Islam-Hashmi said CMU’s Undergraduate Research Office has been a key part of his success.

“They’ve challenged my writing and how I articulate what I’m thinking. They’ve given me a bigger, broader understanding of what research is and what it can be. There are so many diverse and interesting things happening at Carnegie Mellon,” he said.

Richelle Bernazzoli, assistant director of undergraduate research and national fellowships in the Undergraduate Research Office, helped guide Islam-Hashmi’s work.

“Undergraduates like Zain are making exciting connections between disparate fields to solve pressing real-world problems and to add to the artistic context,” Bernazzoli said. “The creativity and intellectual adventurousness we witness in students like Zain truly capture the spirit of CMU: interdisciplinarity, innovation and passion.”

Islam-Hashmi has used Small Undergraduate Research Grants and Summer Research Fellowships to help support his Lunar Gala fashion line and a new map of Pittsburgh.
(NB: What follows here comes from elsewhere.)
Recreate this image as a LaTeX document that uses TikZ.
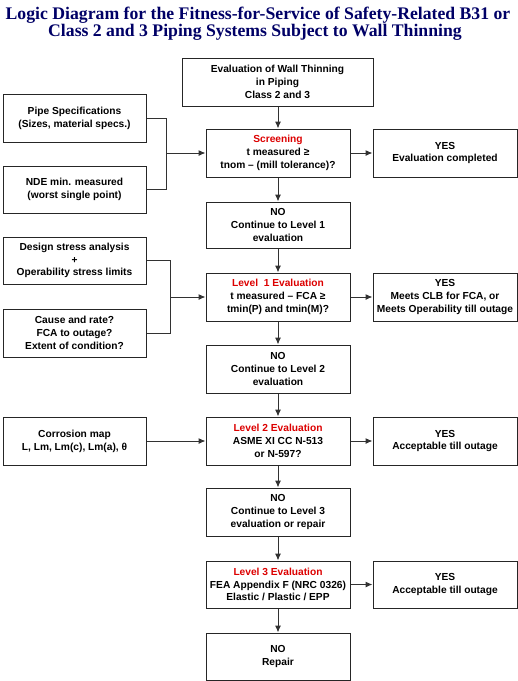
\documentclass[tikz,border=0pt]{standalone}
\usepackage{fontspec}
\setmainfont{Liberation Sans}
\newfontfamily\titlefont{Liberation Serif}
\usetikzlibrary{arrows.meta}
\definecolor{titleblue}{RGB}{0,0,102}
\definecolor{headred}{RGB}{220,0,0}
\definecolor{linegray}{RGB}{50,50,50}
\tikzset{
  box/.style={draw=black!85, line width=1pt, minimum height=48pt, inner sep=0pt,
    align=center, font=\fontsize{10.2}{12.8}\selectfont\bfseries},
  lbox/.style={box, minimum width=143pt},
  cbox/.style={box, minimum width=144pt},
  rbox/.style={box, minimum width=144pt},
  conn/.style={draw=linegray, line width=1pt},
  arr/.style={conn, -{Latex[length=7pt,width=6pt]}},
  ttl/.style={text=titleblue, font=\titlefont\fontsize{17.7}{18}\selectfont\bfseries, anchor=base, inner sep=0pt}
}
\begin{document}
\begin{tikzpicture}[x=1pt,y=-1pt]
\useasboundingbox (0,0) rectangle (518,681);
\node[ttl] (t1) at (258,19.5) {Logic Diagram for the Fitness-for-Service of Safety-Related B31 or};
\node[ttl] (t2) at (255,36) {Class 2 and 3 Piping Systems Subject to Wall Thinning};

\node[box, minimum width=191pt] (top) at (277.5,82) {Evaluation of Wall Thinning\\in Piping\\Class 2 and 3};
\node[lbox] (pipe) at (74.5,118) {Pipe Specifications\\(Sizes, material specs.)};
\node[lbox, minimum height=47pt] (nde) at (74.5,189.5) {NDE min. measured\\(worst single point)};
\node[cbox] (scr) at (278,153) {\textcolor{headred}{Screening}\\t measured ≥\\tnom – (mill tolerance)?};
\node[rbox] (yes1) at (445,153) {YES\\Evaluation completed};
\node[cbox, minimum height=46pt] (no1) at (278,225) {NO\\Continue to Level 1\\evaluation};

\node[lbox, minimum height=47pt] (design) at (74.5,260.5) {Design stress analysis\\+\\Operability stress limits};
\node[lbox] (cause) at (74.5,333) {Cause and rate?\\FCA to outage?\\Extent of condition?};
\node[cbox] (lev1) at (278,297) {\textcolor{headred}{Level\ \ 1 Evaluation}\\t measured – FCA ≥\\tmin(P) and tmin(M)?};
\node[rbox] (yes2) at (445,297) {YES\\Meets CLB for FCA, or\\Meets Operability till outage};
\node[cbox] (no2) at (278,369) {NO\\Continue to Level 2\\evaluation};

\node[lbox] (corr) at (74.5,441) {Corrosion map\\L, Lm, Lm(c), Lm(a), θ};
\node[cbox] (lev2) at (278,441) {\textcolor{headred}{Level 2 Evaluation}\\ASME XI CC N-513\\or N-597?};
\node[rbox] (yes3) at (445,441) {YES\\Acceptable till outage};
\node[cbox] (no3) at (278,512) {NO\\Continue to Level 3\\evaluation or repair};

\node[cbox, minimum height=47pt] (lev3) at (278,584.5) {\textcolor{headred}{Level 3 Evaluation}\\FEA Appendix F (NRC 0326)\\Elastic / Plastic / EPP};
\node[rbox, minimum height=47pt] (yes4) at (445,584.5) {YES\\Acceptable till outage};
\node[cbox, minimum height=47pt] (no4) at (278,656.5) {NO\\Repair};

\coordinate (j1) at (166,153);
\coordinate (j2) at (170,297);

\draw[arr] (top.south -| scr.north) -- (scr.north);
\draw[conn] (pipe.east) -| (j1);
\draw[conn] (nde.east) -| (j1);
\draw[arr] (j1) -- (scr.west);
\draw[arr] (scr.east) -- (yes1.west);
\draw[arr] (scr.south) -- (no1.north);
\draw[arr] (no1.south) -- (lev1.north);
\draw[conn] (design.east) -| (j2);
\draw[conn] (cause.east) -| (j2);
\draw[arr] (j2) -- (lev1.west);
\draw[arr] (lev1.east) -- (yes2.west);
\draw[arr] (lev1.south) -- (no2.north);
\draw[arr] (no2.south) -- (lev2.north);
\draw[arr] (corr.east) -- (lev2.west);
\draw[arr] (lev2.east) -- (yes3.west);
\draw[arr] (lev2.south) -- (no3.north);
\draw[arr] (no3.south) -- (lev3.north);
\draw[arr] (lev3.east) -- (yes4.west);
\draw[arr] (lev3.south) -- (no4.north);
\end{tikzpicture}
\end{document}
The map, which he will build with fellow architecture student Gargi Lagvankar, is expected to be housed in a stairwell of the College of Fine Arts Building.
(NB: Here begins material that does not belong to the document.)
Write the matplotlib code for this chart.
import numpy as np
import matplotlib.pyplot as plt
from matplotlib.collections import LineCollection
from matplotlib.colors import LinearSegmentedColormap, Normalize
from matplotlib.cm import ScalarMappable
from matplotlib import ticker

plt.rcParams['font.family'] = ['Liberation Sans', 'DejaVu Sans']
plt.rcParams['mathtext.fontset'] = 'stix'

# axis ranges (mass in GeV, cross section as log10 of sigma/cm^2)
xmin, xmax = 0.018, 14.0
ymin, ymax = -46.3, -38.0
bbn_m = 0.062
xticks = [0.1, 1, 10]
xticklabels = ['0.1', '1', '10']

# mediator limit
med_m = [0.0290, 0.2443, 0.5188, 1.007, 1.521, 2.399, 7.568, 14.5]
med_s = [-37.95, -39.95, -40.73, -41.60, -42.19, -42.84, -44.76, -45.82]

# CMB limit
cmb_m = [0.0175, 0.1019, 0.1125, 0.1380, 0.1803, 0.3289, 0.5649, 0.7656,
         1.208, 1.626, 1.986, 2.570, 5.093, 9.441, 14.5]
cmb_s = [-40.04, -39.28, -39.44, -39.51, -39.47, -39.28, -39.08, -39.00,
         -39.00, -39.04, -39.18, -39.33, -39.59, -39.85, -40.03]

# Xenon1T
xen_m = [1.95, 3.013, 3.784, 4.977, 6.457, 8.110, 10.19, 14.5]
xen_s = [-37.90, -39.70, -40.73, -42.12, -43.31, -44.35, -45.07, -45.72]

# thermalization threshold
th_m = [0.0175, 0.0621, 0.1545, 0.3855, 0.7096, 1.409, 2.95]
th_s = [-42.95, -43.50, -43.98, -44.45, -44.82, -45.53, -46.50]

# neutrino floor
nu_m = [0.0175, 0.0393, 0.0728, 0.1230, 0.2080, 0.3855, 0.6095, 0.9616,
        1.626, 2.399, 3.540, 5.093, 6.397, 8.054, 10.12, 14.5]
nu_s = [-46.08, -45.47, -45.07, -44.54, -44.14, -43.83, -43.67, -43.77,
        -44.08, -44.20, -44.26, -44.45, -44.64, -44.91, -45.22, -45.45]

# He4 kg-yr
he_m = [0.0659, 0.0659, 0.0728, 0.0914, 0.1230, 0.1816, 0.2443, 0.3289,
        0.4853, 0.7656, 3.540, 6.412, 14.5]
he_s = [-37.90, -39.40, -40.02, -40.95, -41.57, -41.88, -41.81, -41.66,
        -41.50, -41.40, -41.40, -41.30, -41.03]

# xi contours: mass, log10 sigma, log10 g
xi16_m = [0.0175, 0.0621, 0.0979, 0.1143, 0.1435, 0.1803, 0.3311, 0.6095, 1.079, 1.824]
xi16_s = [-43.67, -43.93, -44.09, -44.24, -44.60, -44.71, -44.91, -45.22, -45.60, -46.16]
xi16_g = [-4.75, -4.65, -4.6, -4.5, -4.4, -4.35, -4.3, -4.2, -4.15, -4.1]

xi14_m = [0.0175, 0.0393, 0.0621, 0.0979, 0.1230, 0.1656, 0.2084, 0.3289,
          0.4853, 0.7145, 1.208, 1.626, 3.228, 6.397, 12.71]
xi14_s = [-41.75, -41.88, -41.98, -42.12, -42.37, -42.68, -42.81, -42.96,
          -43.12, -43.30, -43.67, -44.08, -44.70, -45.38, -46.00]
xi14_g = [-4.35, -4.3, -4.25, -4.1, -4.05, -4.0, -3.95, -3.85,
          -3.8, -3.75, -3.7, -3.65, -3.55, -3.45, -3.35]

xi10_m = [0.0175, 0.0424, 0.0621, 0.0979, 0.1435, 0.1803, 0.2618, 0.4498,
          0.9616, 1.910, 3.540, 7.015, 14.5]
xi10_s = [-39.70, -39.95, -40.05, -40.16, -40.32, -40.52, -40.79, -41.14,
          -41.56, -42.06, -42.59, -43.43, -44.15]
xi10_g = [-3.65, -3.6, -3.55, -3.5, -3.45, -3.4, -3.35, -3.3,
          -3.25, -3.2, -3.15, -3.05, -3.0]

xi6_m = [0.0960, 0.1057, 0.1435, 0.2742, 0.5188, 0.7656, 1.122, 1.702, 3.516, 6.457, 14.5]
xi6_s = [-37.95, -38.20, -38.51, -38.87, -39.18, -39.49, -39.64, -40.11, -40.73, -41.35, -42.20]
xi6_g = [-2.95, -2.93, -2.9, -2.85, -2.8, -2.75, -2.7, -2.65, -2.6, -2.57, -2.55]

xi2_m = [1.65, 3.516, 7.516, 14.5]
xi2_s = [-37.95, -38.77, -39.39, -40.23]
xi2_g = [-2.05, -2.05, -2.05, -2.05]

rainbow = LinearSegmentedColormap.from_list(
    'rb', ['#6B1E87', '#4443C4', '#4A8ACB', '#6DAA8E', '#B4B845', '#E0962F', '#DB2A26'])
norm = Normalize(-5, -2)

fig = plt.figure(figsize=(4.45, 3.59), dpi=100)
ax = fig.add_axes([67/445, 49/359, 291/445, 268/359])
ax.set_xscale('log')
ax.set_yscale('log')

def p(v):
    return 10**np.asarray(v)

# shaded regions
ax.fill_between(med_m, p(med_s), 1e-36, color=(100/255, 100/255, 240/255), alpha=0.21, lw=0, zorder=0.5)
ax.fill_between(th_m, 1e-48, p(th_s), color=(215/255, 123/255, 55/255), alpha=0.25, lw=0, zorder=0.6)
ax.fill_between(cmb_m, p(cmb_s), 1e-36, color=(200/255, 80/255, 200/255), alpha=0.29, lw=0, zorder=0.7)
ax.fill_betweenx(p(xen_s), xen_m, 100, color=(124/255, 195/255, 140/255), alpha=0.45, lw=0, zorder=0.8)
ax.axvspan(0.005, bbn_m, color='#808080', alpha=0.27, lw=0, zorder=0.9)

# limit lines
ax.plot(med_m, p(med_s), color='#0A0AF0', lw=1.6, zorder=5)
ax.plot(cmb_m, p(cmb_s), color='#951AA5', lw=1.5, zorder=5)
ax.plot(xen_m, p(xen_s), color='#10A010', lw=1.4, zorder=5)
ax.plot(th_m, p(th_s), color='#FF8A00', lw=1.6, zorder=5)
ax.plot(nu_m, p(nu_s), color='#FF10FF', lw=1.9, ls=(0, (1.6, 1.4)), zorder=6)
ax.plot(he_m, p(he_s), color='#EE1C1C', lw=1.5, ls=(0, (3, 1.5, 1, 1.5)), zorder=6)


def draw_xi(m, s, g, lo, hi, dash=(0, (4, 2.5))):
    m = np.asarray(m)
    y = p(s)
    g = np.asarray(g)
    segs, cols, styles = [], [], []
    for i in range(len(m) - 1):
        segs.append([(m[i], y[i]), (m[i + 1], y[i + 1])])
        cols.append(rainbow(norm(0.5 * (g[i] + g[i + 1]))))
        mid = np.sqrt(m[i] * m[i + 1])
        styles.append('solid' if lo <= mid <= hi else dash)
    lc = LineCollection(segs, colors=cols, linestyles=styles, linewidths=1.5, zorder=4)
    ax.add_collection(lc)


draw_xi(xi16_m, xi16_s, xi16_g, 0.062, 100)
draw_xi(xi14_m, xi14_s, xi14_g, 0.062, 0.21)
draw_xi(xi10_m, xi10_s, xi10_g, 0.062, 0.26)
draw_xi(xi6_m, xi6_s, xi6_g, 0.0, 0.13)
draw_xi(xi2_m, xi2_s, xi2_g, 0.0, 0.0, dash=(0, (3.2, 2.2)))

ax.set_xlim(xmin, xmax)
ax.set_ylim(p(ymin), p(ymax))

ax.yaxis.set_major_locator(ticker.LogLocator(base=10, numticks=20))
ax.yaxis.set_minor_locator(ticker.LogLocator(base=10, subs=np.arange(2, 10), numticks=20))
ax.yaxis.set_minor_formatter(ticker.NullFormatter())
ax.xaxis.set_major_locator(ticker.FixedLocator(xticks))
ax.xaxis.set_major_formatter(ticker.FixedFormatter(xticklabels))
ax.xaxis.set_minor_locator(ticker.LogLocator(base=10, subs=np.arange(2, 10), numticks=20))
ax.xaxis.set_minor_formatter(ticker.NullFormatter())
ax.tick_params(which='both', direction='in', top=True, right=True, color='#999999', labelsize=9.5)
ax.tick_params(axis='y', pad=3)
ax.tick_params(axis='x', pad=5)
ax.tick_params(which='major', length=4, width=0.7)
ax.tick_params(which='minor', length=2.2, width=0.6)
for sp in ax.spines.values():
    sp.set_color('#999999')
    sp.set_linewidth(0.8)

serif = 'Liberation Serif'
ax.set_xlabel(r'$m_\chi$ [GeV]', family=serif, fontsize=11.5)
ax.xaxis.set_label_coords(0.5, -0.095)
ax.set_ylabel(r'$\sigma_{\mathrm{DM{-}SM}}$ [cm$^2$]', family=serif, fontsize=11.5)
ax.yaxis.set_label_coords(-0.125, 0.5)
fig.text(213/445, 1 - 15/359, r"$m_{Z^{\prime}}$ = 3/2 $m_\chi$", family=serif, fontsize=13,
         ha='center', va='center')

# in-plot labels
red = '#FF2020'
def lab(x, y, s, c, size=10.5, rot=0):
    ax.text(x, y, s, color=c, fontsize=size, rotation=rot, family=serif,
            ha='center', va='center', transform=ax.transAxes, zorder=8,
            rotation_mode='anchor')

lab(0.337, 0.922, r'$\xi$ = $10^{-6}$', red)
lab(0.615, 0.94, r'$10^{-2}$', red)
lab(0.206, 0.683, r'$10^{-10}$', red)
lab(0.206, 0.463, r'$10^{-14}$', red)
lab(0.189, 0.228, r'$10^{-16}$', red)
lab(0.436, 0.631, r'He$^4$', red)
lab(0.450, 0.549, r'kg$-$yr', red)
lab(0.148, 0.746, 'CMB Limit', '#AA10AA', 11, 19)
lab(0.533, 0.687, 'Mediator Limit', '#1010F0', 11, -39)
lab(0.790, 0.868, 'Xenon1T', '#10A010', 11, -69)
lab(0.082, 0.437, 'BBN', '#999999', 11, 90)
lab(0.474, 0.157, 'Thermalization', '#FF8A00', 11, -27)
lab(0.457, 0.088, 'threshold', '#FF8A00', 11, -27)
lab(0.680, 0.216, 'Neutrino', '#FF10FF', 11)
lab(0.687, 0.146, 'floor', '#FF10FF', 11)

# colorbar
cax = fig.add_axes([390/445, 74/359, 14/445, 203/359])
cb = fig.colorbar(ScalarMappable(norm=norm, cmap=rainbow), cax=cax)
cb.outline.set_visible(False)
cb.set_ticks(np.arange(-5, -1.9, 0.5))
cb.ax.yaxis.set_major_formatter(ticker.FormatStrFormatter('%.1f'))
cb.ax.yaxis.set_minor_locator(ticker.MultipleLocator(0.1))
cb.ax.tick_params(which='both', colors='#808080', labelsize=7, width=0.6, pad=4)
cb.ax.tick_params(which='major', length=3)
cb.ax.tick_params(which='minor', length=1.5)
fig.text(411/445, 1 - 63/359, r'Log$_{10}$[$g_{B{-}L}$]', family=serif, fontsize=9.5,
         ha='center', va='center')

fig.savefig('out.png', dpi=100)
Architecture Professor Jeremy Ficca has been impressed by Islam-Hashmi, with whom he has worked as a studio instructor, thesis advisor and director of the Design Fabrication Laboratory.

“I’m quite impressed with Zain’s resourcefulness. He has leveraged a wide range of opportunities on campus and across the globe to further his interests, knowledge and skills,” Ficca said.

Carnegie Mellon’s School of Architecture aims to prepare students to be interdisciplinary design thinkers in diverse global contexts. Ficca said the school provides opportunities for students to apply what they are learning in their research into practice.

“Architecture can serve as a lens to understand our increasingly complex world. The range of topics our students address through their design work is a testament to the breadth of issues and conditions related to architecture,” Ficca said.